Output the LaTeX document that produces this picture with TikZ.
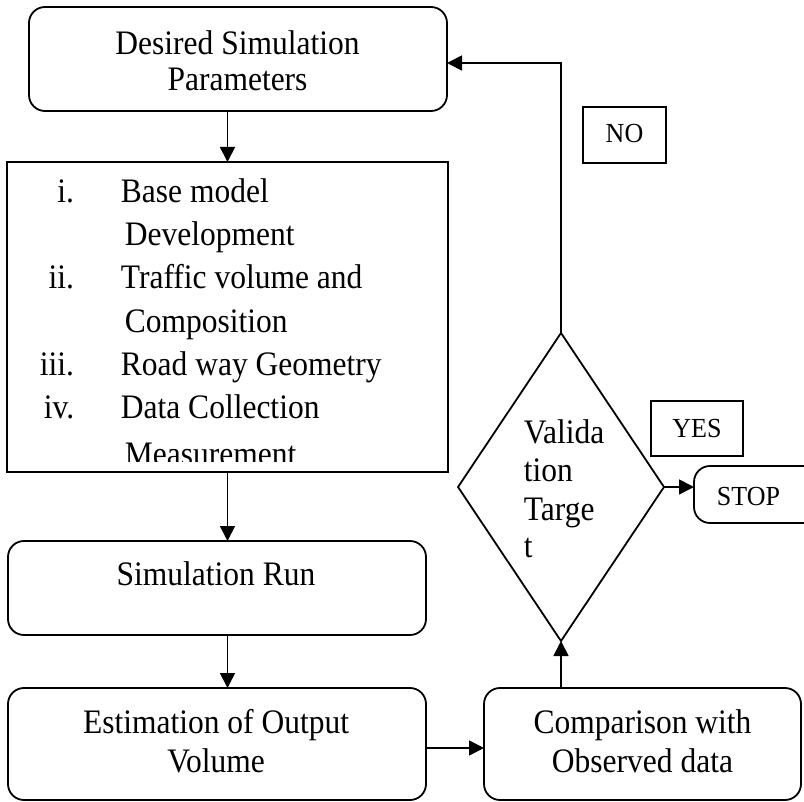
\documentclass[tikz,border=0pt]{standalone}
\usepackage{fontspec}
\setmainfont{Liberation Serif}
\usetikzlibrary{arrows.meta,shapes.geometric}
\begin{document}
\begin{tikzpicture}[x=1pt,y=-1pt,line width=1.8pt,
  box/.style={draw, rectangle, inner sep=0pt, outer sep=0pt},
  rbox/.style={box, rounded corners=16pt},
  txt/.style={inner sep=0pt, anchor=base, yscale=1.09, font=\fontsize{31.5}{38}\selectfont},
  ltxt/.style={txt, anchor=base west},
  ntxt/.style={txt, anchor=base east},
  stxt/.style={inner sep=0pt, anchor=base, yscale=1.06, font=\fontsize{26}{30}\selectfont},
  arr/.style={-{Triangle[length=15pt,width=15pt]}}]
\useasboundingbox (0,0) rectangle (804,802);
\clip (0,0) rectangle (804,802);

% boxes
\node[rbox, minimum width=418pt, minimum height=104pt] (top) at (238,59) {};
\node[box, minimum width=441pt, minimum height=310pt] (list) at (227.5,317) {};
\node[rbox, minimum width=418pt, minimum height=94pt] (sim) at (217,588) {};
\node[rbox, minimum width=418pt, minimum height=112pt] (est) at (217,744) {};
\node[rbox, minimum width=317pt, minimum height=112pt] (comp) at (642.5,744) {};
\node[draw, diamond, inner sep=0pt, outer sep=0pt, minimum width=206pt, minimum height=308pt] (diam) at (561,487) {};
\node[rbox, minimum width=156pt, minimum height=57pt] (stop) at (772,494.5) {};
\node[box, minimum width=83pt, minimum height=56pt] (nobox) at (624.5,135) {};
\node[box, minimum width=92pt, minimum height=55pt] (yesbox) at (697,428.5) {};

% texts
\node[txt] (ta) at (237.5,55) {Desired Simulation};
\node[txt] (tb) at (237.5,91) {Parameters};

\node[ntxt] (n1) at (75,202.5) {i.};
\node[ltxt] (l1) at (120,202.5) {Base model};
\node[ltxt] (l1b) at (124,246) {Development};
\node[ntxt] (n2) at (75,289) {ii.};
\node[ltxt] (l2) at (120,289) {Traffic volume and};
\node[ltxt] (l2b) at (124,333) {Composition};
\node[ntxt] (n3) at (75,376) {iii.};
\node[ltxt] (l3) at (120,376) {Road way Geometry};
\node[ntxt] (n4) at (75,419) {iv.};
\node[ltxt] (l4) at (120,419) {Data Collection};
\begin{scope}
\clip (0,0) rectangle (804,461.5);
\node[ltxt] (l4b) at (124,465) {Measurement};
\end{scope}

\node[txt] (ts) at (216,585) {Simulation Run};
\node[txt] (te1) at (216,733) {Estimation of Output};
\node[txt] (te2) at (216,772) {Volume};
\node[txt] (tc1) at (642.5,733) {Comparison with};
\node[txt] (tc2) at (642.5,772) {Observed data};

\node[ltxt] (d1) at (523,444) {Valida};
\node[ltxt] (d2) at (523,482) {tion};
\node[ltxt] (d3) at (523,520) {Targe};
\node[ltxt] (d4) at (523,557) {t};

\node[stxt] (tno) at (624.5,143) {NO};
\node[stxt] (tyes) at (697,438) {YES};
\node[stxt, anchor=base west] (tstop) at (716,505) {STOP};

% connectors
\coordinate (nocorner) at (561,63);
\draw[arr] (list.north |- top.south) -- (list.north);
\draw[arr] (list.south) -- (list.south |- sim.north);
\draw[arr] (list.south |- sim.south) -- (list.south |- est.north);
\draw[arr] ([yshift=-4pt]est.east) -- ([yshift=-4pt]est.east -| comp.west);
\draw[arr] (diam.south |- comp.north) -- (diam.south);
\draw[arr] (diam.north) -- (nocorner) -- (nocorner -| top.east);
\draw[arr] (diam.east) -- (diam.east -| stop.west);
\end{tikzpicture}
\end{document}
▬▬▬▬▬▬▬▬▬▬
**AIM:** Gather all the lines that include the word "Output" and copy them out.

**SOLUTION BELOW:**
Output the LaTeX document that produces this picture with TikZ.
\node[txt] (te1) at (216,733) {Estimation of Output};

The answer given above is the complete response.